In the crude oil market, both oil prices fell overnight, dropping by over 1%, with US oil down 1.26% and Brent oil down 1.09%. Concerns over tariffs weakening the global economy persisted, but oil prices gained for the third consecutive week on supply concerns. US oil rose by 1.11% weekly, and Brent oil increased by 1.3% weekly, both marking their third consecutive weekly gain.
JPMorgan analysts told clients that the trade war has investors worried about a potential economic recession. They said, "Concerns over the trade war, coupled with rising US policy uncertainty, have severely impacted market sentiment." JPMorgan noted that despite heightened recession risks, high-frequency oil demand indicators remain relatively robust.
The US Energy Information Administration (EIA) inventory report released on Wednesday showed that US crude oil inventories fell last week as refineries continued to increase production, while gasoline and distillate inventories also declined. The EIA report indicated that US crude oil inventories decreased by 3.3 million barrels to 433.6 million barrels in the week ending March 21, a larger drop than the 956,000 barrels expected by analysts surveyed.
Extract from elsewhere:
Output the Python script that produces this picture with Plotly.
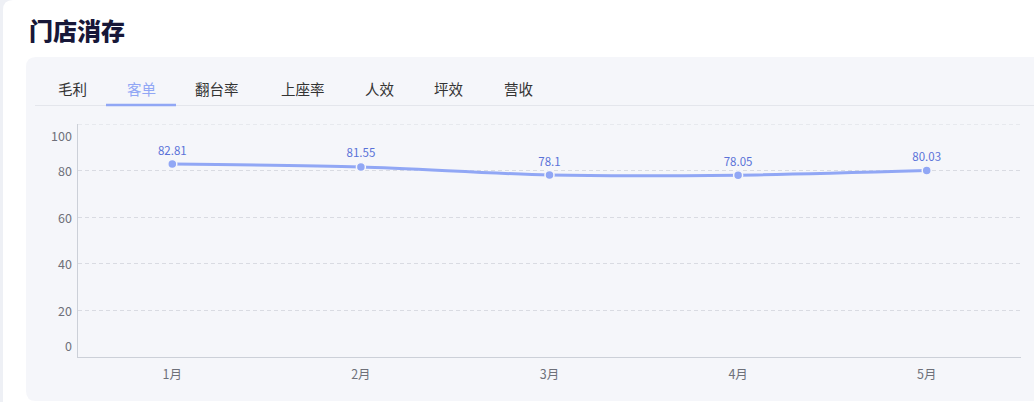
import plotly.graph_objects as go

# chart data
months = ["1月", "2月", "3月", "4月", "5月"]
values = [82.81, 81.55, 78.1, 78.05, 80.03]
value_labels = ["82.81", "81.55", "78.1", "78.05", "80.03"]
y_ticks = [0, 20, 40, 60, 80, 100]
tabs = ["毛利", "客单", "翻台率", "上座率", "人效", "坪效", "营收"]
tab_centers = [72, 141, 217, 303, 380, 449, 518]
active_tab = "客单"
title_text = "门店消存"

W, H = 1034, 402
ML, MR, MT, MB = 78, 13, 124, 45
PW = W - ML - MR
PH = H - MT - MB

LINE_BLUE = "#91a7f5"
LABEL_BLUE = "#5a72d8"
AXIS_GREY = "#6e7079"
GRID = "#d9dbe2"
FONT = "Noto Sans CJK SC"


def px(x):
    return (x - ML) / PW


def py(y):
    return (H - MB - y) / PH


def rounded_rect(x0, y0, x1, y1, r):
    return (
        f"M {px(x0 + r)},{py(y0)} L {px(x1 - r)},{py(y0)} "
        f"Q {px(x1)},{py(y0)} {px(x1)},{py(y0 + r)} L {px(x1)},{py(y1 - r)} "
        f"Q {px(x1)},{py(y1)} {px(x1 - r)},{py(y1)} L {px(x0 + r)},{py(y1)} "
        f"Q {px(x0)},{py(y1)} {px(x0)},{py(y1 - r)} L {px(x0)},{py(y0 + r)} "
        f"Q {px(x0)},{py(y0)} {px(x0 + r)},{py(y0)} Z"
    )


fig = go.Figure(
    go.Scatter(
        x=months,
        y=values,
        mode="lines+markers+text",
        text=value_labels,
        textposition="top center",
        textfont=dict(size=11.5, color=LABEL_BLUE, family=FONT),
        line=dict(color=LINE_BLUE, width=3, shape="spline", smoothing=0.8),
        marker=dict(size=9, color=LINE_BLUE, line=dict(width=1.5, color="#f5f6fa")),
        cliponaxis=False,
        hoverinfo="x+y",
    )
)

shapes = [
    dict(type="path", path=rounded_rect(3, 0, 1060, 430, 10), xref="paper", yref="paper",
         fillcolor="#ffffff", line=dict(width=0), layer="below"),
    dict(type="path", path=rounded_rect(26, 57, 1060, 401, 10), xref="paper", yref="paper",
         fillcolor="#f5f6fa", line=dict(width=0), layer="below"),
    dict(type="line", x0=px(35), x1=px(1040), y0=py(105.5), y1=py(105.5), xref="paper", yref="paper",
         line=dict(color="#e4e6ec", width=1), layer="below"),
    # plotly drops the gridline sitting on the top edge, so draw it here
    dict(type="line", x0=0, x1=1, y0=max(y_ticks), y1=max(y_ticks), xref="paper", yref="y",
         line=dict(color=GRID, width=1, dash="4px,3px"), layer="below"),
]

annotations = [
    dict(text=title_text, x=px(27), y=py(29), xref="paper", yref="paper",
         xanchor="left", yanchor="middle", showarrow=False,
         font=dict(size=24, color="#171738", family=FONT, weight=900)),
]

for name, cx in zip(tabs, tab_centers):
    active = name == active_tab
    annotations.append(dict(
        text=name, x=px(cx), y=py(88), xref="paper", yref="paper",
        xanchor="center", yanchor="middle", showarrow=False,
        font=dict(size=14.5, color=LINE_BLUE if active else "#333333", family=FONT),
    ))
    if active:
        shapes.append(dict(type="line", x0=px(cx - 35), x1=px(cx + 35), y0=py(105), y1=py(105),
                           xref="paper", yref="paper", line=dict(color=LINE_BLUE, width=2.5)))

# y tick labels, the outer ones pulled inward like the original
for v in y_ticks:
    shift = -11 if v == max(y_ticks) else (12 if v == min(y_ticks) else 0)
    annotations.append(dict(
        text=str(v), x=0, y=v, xref="paper", yref="y", xanchor="right", yanchor="middle",
        xshift=-4, yshift=shift, showarrow=False,
        font=dict(size=12.5, color=AXIS_GREY, family=FONT),
    ))

fig.update_layout(
    width=W,
    height=H,
    margin=dict(l=ML, r=MR, t=MT, b=MB),
    paper_bgcolor="#eef0f5",
    plot_bgcolor="rgba(0,0,0,0)",
    showlegend=False,
    shapes=shapes,
    annotations=annotations,
    font=dict(family=FONT),
)
fig.update_xaxes(
    type="category",
    range=[-0.5, len(months) - 0.5],
    showgrid=False,
    showline=True,
    linecolor="#ccd0d8",
    linewidth=1,
    ticks="",
    ticklabelstandoff=6,
    tickfont=dict(size=12.5, color=AXIS_GREY, family=FONT),
    fixedrange=True,
)
fig.update_yaxes(
    range=[0, 100],
    tickvals=y_ticks,
    showticklabels=False,
    showgrid=True,
    gridcolor=GRID,
    griddash="4px,3px",
    gridwidth=1,
    zeroline=False,
    showline=True,
    linecolor="#ccd0d8",
    linewidth=1,
    fixedrange=True,
)

fig.write_html(
    "out.html",
    config={"displayModeBar": False},
    post_script="document.body.style.margin='0';document.body.style.overflow='hidden';",
)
Barclays analyst Amarpreet Singh stated, "The key theme this week is the Trump administration's increased pressure on Venezuela." According to CCTV News, on the 24th, US President Trump posted on social media that any country purchasing oil or natural gas from Venezuela would have to pay a 25% tariff in any trade with the US. Singh noted that these measures could exacerbate Venezuela's expected crude oil production decline of 200,000 barrels per day this year.